Background: Mutations in isocitrate dehydrogenase 1 (IDH1) occur in various types of cancer and induce metabolic alterations resulting from the neomorphic activity that causes production of D-2-hydroxyglutarate (D-2-HG) at the expense of α-ketoglutarate (α-KG) and NADPH. To overcome metabolic stress induced by these alterations, IDH-mutated (IDH mut ) cancers utilize rescue mechanisms comprising pathways in which glutaminase and glutamate dehydrogenase (GLUD) are involved. We hypothesized that inhibition of glutamate processing with the pleiotropic GLUD-inhibitor epigallocatechin-3-gallate (EGCG) would not only hamper D-2-HG production, but also decrease NAD(P)H and α-KG synthesis in IDH mut cancers, resulting in increased metabolic stress and increased sensitivity to radiotherapy.

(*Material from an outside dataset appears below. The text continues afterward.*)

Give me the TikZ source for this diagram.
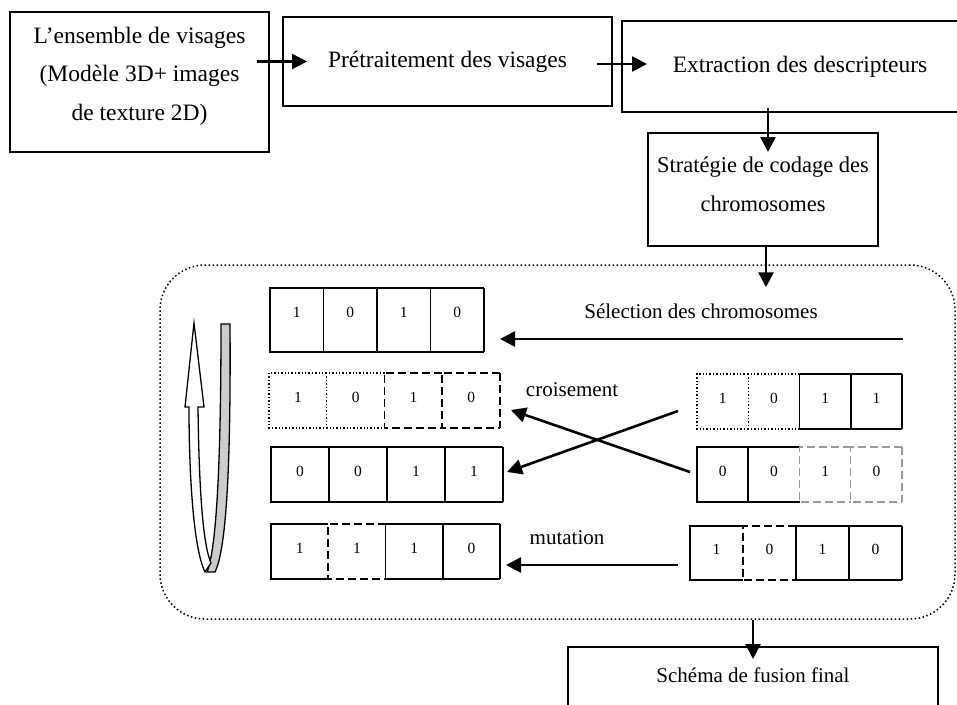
\documentclass[tikz,border=0pt]{standalone}
\usepackage{fontspec}
\setmainfont{Liberation Serif}
\usetikzlibrary{arrows.meta,calc,positioning}

\tikzset{
  box/.style={draw, line width=1.6pt, inner sep=0pt, outer sep=0pt, align=center,
    font=\fontsize{23.5}{38.5}\selectfont},
  arr/.style={line width=2.6pt, -{Triangle[length=15pt,width=15pt]}},
  cell/.style={inner sep=0pt, outer sep=0pt, font=\fontsize{15.5}{15.5}\selectfont},
  lab/.style={font=\fontsize{21}{21}\selectfont},
  solidline/.style={line width=1.6pt},
  dotline/.style={line width=1.4pt, dotted},
  dashline/.style={line width=1.6pt, dash pattern=on 8pt off 4pt},
  greyline/.style={line width=1.4pt, gray!80, dash pattern=on 8pt off 4pt},
}

% one chromosome: name, left x, centre y, cell width, options, digit/style list
\newcommand{\chromo}[6]{%
  \foreach \v/\s [count=\i] in {#6} {
    \node[cell, minimum width=#4, #5] (#1\i) at ({#2+(\i-0.5)*#4},#3) {\v};
    \draw[\s] (#1\i.north east) -- (#1\i.north west) -- (#1\i.south west) -- (#1\i.south east);
    \ifnum\i=4 \draw[\s] (#1\i.north east) -- (#1\i.south east); \fi
  }
}

\begin{document}
\begin{tikzpicture}[x=1pt, y=-1pt]
  \useasboundingbox (0,0) rectangle (957,704);

  % genetic loop
  \node[draw, rounded corners=45pt, line width=1.5pt, dash pattern=on 1.5pt off 2.5pt,
        minimum width=795, minimum height=354] (ga) at (557.5,442) {};

  % pipeline boxes
  \node[box, minimum width=259, minimum height=140, text depth=17pt] (ens) at (139.5,82)
    {L’ensemble de visages\\(Modèle 3D+ images\\de texture 2D)};
  \node[box, minimum width=329, minimum height=89] (pre) at (447.5,61.5) {Prétraitement des visages};
  \node[box, minimum width=356, minimum height=91] (ext) at (800,66.5) {Extraction des descripteurs};
  \node[box, minimum width=230, minimum height=113, text depth=11pt,
        font=\fontsize{22.5}{38.5}\selectfont] (strat) at (763,189.5)
    {Stratégie de codage des\\chromosomes};
  \node[box, anchor=north, minimum width=370, inner ysep=21pt, text depth=40pt,
        font=\fontsize{21}{21}\selectfont] (fus) at (753,647) {Schéma de fusion final};

  \draw[arr] ($(pre.west -| ens.east)+(-12,0)$) -- ($(pre.west)+(24,0)$);
  \draw[arr] ($(ext.west -| pre.east)+(-15,-2.5)$) -- ($(ext.west)+(25,-2.5)$);
  \draw[arr] ($(ext.south -| strat.north)+(5,-4)$) -- ($(strat.north)+(5,19)$);
  \draw[arr] ($(strat.south)+(3,0)$) -- ($(strat.south |- ga.north)+(3,23)$);
  \draw[arr] (ga.south -| fus.north) -- ($(fus.north)+(0,12)$);

  % chromosomes
  \chromo{sel}{270}{320}{53.5}{minimum height=64, text depth=16pt}{1/solidline,0/solidline,1/solidline,0/solidline}
  \chromo{cr}{269}{400.5}{57.75}{minimum height=55, text depth=7pt}{1/dotline,0/dotline,1/dashline,0/dashline}
  \chromo{ch}{271}{474.5}{58}{minimum height=55, text depth=7pt}{0/solidline,0/solidline,1/solidline,1/solidline}
  \chromo{mut}{271}{551.5}{57.25}{minimum height=55, text depth=7pt}{1/solidline,1/dashline,1/solidline,0/solidline}
  \chromo{pa}{697}{401.5}{51.25}{minimum height=55, text depth=7pt}{1/dotline,0/dotline,1/solidline,1/solidline}
  \chromo{pb}{697}{474.5}{51.25}{minimum height=55, text depth=7pt}{0/solidline,0/solidline,1/greyline,0/greyline}
  \chromo{mu}{690}{553}{53}{minimum height=54, text depth=7pt}{1/solidline,0/dashline,1/solidline,0/solidline}

  % operators
  \node[lab] (sel-lab) at (701,311) {Sélection des chromosomes};
  \coordinate (sel-src) at (903,339);
  \draw[arr] (sel-src) -- ($(sel4.east)+(16,19)$);
  \node[lab] (cr-lab) at (572,390) {croisement};
  \draw[arr] ($(pa1.west)+(-19,9.5)$) -- ($(ch4.east)+(4,-2.5)$);
  \draw[arr] ($(pb1.west)+(-7,-2.5)$) -- ($(cr4.east)+(11,9.5)$);
  \node[lab] (mu-lab) at (567,538) {mutation};
  \draw[arr] ($(mu1.west)+(-12,12)$) -- ($(mut4.east)+(6,13.5)$);

  % loop arrow
  \filldraw[fill=gray!40, line width=1.3pt] (221,324) -- (230,324)
    .. controls (231,470) and (226,550) .. (215,572) -- (207,572)
    .. controls (216,550) and (221,470) .. (221,324) -- cycle;
  \filldraw[fill=white, line width=1.3pt] (194,323) -- (204,407) -- (198,407)
    .. controls (199,490) and (203,545) .. (211,563) -- (205,572)
    .. controls (194,550) and (189,480) .. (189,407) -- (185,407) -- cycle;
\end{tikzpicture}
\end{document}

Methods: We performed 13C-tracing studies to show that HCT116 colorectal cancer cells with an IDH1 R132H knock-in allele depend more on glutaminolysis than on glycolysis for the production of D-2-HG. We treated HCT116 cells, HCT116-IDH1 R132H cells, and HT1080 cells (carrying an IDH1 R132C mutation) with EGCG and evaluated D-2-HG production, cell proliferation rates, and sensitivity to radiotherapy.
Results: Significant amounts of 13C from glutamate accumulate in D-2-HG in HCT116-IDH1 wt/R132H but not in HCT116-IDH1 wt/wt . Preventing glutamate processing in HCT116-IDH1 wt/R132H cells with EGCG resulted in reduction of D-2-HG production. In addition, EGCG treatment decreased proliferation rates of IDH1 mut cells and at high doses sensitized cancer cells to ionizing radiation. Effects of EGCG in IDH-mutated cell lines were diminished by treatment with the IDH1mut inhibitor AGI-5198.
Conclusions: This work shows that glutamate can be directly processed into D-2-HG and that reduction of glutamatolysis may be an effective and promising new treatment option for IDH mut cancers.
Keywords: EGCG; Glutamate; IDH mutations; Metabolism; Radiotherapy.